Kriminalisasi terhadap rakyat kecil oleh aparat hukum sudah menjadi fenomena sehari-hari. Polisi menetapkan orang benar sebagai tersangka, jaksa memprosesnya tanpa pertimbangan nurani, hakim mengetuk palu sesuai pesanan, dan pengacara lebih sibuk menghitung tarif jasa dibanding membela keadilan. Di tengah semua ini, kejahatan justru semakin leluasa beroperasi.
Masyarakat hanya bisa pasrah, bukan karena tidak peduli, tetapi karena takut dikriminalisasi jika berani melawan. Ini adalah buah dari sistem hukum yang telah kehilangan arah—di mana mafia peradilan berkuasa, dan rakyat kecil menjadi tumbalnya.
Mafia Hukum dan Kekayaan Tak Wajar
Polisi, jaksa, hakim, dan pengacara akan selalu menyangkal bahwa mereka tidak adil. Tapi mari kita bertanya: dari mana kekayaan luar biasa yang mereka miliki? Dari gaji resminya? Dari kerja jujur? Lalu, mengapa begitu banyak aparat hukum yang hidupnya berlimpah harta, memiliki mobil mewah, rumah megah, serta koleksi perhiasan bernilai miliaran rupiah?

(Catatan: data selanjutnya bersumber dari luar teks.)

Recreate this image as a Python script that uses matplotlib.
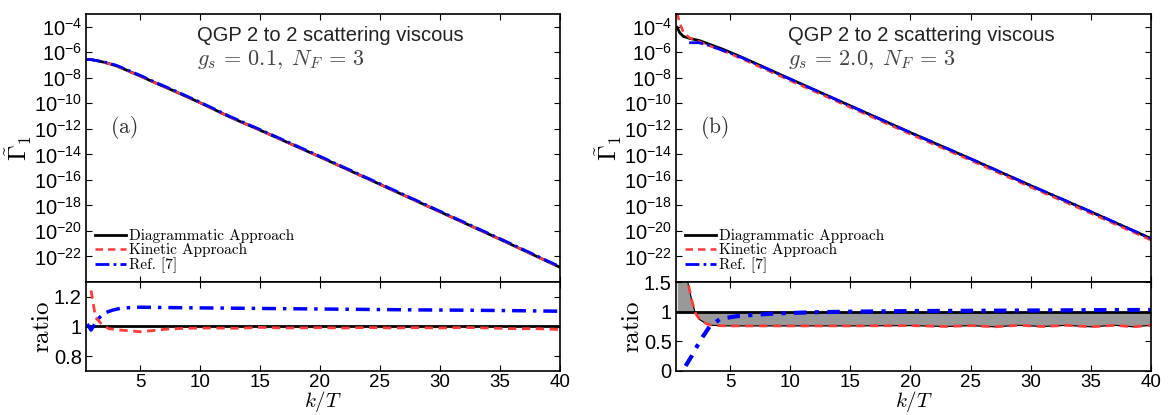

Kasus demi kasus terus membongkar kebusukan ini. Kita sering mendengar hakim, termasuk dari Mahkamah Agung, tertangkap tangan menerima suap. Tidak lagi dalam jumlah jutaan, tapi miliaran. Salah satu yang paling mencengangkan adalah penangkapan Zarof Ricar dengan barang bukti suap hampir Rp1 triliun.
Dampak dari sistem hukum yang korup ini adalah penuhnya penjara oleh korban kriminalisasi, bukan oleh para kriminal sesungguhnya. Orang yang benar dijebloskan ke balik jeruji, sementara mereka yang punya uang, koneksi, dan kuasa bebas berkeliaran. Hukum telah menjadi senjata untuk membungkam, bukan untuk menegakkan keadilan.
Hukum di Ambang Kematian
Jika ada yang masih peduli dengan moralitas hukum di negeri ini, maka saat ini adalah waktu paling genting untuk bertindak. Diskusi demi diskusi telah digelar, seruan demi seruan telah disuarakan, tetapi kenyataannya kondisi semakin memburuk. Dewi keadilan kini berada di ambang kematian, dan tanpa perubahan radikal, ia akan benar-benar wafat.
Kasus Razman dan Firdaus hanyalah secuil dari absurditas hukum Indonesia. Seorang pengacara berseteru dengan pengadilan yang mengadilinya—sebuah ironi yang mencerminkan betapa hukum kita telah berubah menjadi lelucon yang menyedihkan.
Silakan pikirkan sendiri, jika Anda masih memiliki otak yang bisa berpikir. (Red)
Penulis adalah lulusan pasca sarjana bidang Global Ethics dari Birmingham University (Inggris) dan bidang Applied Ethics dari Utrecht University (Belanda) serta Linkoping University (Swedia).